## WHAT IS REQUIRED
Take the lines from the head of the listing through the one bearing "var yTicks = [4, 5, 6, 7, 8, 9];" and copy them exactly, leaving every picture out.

## AVAILABLE DATA
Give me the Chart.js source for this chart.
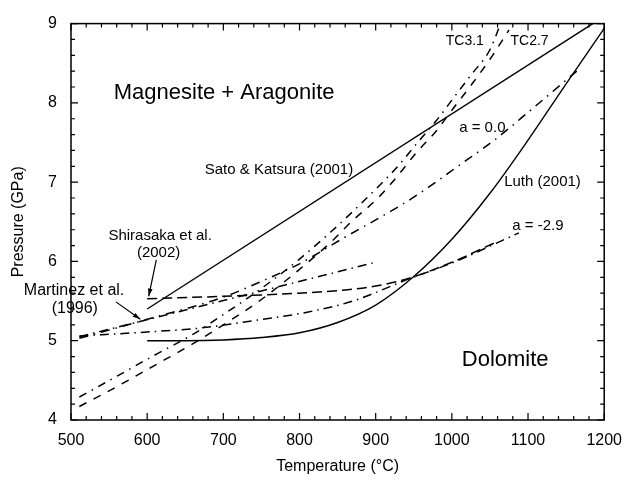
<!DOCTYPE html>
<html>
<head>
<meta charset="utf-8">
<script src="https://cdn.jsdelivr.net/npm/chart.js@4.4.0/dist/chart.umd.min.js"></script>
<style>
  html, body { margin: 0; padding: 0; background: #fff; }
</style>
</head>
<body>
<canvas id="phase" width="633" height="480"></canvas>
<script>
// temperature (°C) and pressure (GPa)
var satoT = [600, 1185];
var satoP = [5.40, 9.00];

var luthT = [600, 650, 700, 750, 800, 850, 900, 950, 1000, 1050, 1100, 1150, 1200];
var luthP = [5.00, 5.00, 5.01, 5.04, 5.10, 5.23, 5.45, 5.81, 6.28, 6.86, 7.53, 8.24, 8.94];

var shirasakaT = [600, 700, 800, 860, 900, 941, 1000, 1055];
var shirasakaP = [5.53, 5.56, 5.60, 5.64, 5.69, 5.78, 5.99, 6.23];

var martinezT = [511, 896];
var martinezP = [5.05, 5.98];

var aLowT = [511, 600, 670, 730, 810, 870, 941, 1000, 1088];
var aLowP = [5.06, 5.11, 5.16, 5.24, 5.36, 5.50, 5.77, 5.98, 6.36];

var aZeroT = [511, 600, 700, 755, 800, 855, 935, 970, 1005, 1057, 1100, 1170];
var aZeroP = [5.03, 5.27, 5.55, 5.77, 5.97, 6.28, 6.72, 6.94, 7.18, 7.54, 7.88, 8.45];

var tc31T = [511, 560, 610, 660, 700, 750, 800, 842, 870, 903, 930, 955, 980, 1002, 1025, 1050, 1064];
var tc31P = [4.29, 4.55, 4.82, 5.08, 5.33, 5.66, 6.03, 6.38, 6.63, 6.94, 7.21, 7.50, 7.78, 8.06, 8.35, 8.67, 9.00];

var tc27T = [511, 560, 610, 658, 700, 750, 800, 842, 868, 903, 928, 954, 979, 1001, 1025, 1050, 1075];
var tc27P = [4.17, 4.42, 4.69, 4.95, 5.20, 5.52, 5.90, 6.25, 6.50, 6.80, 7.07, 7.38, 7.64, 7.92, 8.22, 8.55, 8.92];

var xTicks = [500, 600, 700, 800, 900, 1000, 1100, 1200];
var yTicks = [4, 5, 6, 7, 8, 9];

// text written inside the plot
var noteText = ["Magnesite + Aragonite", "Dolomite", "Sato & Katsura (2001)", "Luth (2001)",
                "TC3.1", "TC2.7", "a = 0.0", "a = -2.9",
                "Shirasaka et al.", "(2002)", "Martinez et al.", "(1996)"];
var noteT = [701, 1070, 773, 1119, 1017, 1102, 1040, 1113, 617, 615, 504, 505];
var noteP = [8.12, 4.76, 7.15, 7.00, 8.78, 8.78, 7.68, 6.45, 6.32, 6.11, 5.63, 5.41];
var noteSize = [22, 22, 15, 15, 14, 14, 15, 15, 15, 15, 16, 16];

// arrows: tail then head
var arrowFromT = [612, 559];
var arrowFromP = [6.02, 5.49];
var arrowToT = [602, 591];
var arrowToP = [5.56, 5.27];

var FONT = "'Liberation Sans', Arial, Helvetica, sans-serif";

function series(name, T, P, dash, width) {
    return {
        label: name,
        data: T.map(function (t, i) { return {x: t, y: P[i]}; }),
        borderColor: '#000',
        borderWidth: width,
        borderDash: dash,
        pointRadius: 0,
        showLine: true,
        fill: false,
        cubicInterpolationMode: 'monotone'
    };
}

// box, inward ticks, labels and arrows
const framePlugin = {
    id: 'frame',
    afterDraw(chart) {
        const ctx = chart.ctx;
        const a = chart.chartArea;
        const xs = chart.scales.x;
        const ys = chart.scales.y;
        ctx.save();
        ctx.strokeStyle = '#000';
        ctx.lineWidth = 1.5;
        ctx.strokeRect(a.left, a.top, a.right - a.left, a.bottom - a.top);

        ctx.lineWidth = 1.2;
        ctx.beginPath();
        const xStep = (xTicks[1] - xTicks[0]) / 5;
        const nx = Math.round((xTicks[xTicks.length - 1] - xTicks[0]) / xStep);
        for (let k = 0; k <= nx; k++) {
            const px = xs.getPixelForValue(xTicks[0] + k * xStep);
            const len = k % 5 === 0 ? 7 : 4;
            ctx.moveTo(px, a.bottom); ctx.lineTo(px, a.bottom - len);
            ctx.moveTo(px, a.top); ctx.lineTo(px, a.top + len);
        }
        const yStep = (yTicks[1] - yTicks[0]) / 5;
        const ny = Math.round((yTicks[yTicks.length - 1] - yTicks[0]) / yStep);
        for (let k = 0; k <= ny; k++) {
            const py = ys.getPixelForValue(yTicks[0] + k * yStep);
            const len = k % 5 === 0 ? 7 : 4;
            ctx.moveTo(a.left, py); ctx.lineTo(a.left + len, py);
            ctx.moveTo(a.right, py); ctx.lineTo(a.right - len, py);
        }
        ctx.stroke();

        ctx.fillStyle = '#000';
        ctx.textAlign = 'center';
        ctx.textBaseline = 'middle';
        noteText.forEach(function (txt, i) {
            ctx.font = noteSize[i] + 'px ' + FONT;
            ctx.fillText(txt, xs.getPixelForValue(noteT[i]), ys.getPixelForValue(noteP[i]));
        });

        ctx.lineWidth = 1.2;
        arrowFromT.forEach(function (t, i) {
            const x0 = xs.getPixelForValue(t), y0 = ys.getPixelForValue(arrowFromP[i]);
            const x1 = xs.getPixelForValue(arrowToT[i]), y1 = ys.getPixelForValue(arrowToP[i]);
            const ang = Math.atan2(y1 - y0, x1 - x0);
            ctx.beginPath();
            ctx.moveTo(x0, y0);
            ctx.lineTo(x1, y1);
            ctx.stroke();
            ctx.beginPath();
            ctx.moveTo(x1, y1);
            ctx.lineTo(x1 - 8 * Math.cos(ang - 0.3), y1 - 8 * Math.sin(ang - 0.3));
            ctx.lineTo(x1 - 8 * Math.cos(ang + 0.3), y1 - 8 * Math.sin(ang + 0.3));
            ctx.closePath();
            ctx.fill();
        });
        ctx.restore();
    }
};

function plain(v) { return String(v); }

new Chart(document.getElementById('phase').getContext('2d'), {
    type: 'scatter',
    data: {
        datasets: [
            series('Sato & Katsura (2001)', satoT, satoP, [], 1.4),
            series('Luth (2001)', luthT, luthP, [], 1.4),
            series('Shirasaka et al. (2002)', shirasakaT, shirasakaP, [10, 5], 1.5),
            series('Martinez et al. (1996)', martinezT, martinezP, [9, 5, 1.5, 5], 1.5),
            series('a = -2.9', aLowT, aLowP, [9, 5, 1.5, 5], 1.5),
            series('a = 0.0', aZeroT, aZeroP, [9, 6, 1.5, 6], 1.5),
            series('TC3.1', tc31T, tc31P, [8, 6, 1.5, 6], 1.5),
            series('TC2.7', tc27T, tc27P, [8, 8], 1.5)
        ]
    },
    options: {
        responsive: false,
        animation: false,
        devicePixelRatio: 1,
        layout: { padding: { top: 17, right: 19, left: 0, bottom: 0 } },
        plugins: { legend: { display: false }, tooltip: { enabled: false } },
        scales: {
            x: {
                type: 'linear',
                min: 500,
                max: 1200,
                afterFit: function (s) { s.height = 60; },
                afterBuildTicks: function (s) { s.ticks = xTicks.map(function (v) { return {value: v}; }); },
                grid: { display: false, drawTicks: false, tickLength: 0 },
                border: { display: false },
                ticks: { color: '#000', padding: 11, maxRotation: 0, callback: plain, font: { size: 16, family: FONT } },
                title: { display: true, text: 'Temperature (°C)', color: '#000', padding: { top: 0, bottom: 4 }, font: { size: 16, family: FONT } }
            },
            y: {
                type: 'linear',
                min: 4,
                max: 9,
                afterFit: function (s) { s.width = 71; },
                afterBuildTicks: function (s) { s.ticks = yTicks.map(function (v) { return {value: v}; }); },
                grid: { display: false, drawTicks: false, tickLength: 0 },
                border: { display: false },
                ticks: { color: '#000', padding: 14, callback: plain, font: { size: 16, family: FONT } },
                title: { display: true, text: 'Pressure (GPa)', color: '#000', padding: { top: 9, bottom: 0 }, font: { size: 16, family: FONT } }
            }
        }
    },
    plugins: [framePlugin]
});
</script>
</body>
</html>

## SOLUTION TO THIS TASK
Give me the Chart.js source for this chart.
<!DOCTYPE html>
<html>
<head>
<meta charset="utf-8">
<script src="https://cdn.jsdelivr.net/npm/chart.js@4.4.0/dist/chart.umd.min.js"></script>
<style>
  html, body { margin: 0; padding: 0; background: #fff; }
</style>
</head>
<body>
<canvas id="phase" width="633" height="480"></canvas>
<script>
// temperature (°C) and pressure (GPa)
var satoT = [600, 1185];
var satoP = [5.40, 9.00];

var luthT = [600, 650, 700, 750, 800, 850, 900, 950, 1000, 1050, 1100, 1150, 1200];
var luthP = [5.00, 5.00, 5.01, 5.04, 5.10, 5.23, 5.45, 5.81, 6.28, 6.86, 7.53, 8.24, 8.94];

var shirasakaT = [600, 700, 800, 860, 900, 941, 1000, 1055];
var shirasakaP = [5.53, 5.56, 5.60, 5.64, 5.69, 5.78, 5.99, 6.23];

var martinezT = [511, 896];
var martinezP = [5.05, 5.98];

var aLowT = [511, 600, 670, 730, 810, 870, 941, 1000, 1088];
var aLowP = [5.06, 5.11, 5.16, 5.24, 5.36, 5.50, 5.77, 5.98, 6.36];

var aZeroT = [511, 600, 700, 755, 800, 855, 935, 970, 1005, 1057, 1100, 1170];
var aZeroP = [5.03, 5.27, 5.55, 5.77, 5.97, 6.28, 6.72, 6.94, 7.18, 7.54, 7.88, 8.45];

var tc31T = [511, 560, 610, 660, 700, 750, 800, 842, 870, 903, 930, 955, 980, 1002, 1025, 1050, 1064];
var tc31P = [4.29, 4.55, 4.82, 5.08, 5.33, 5.66, 6.03, 6.38, 6.63, 6.94, 7.21, 7.50, 7.78, 8.06, 8.35, 8.67, 9.00];

var tc27T = [511, 560, 610, 658, 700, 750, 800, 842, 868, 903, 928, 954, 979, 1001, 1025, 1050, 1075];
var tc27P = [4.17, 4.42, 4.69, 4.95, 5.20, 5.52, 5.90, 6.25, 6.50, 6.80, 7.07, 7.38, 7.64, 7.92, 8.22, 8.55, 8.92];

var xTicks = [500, 600, 700, 800, 900, 1000, 1100, 1200];
var yTicks = [4, 5, 6, 7, 8, 9];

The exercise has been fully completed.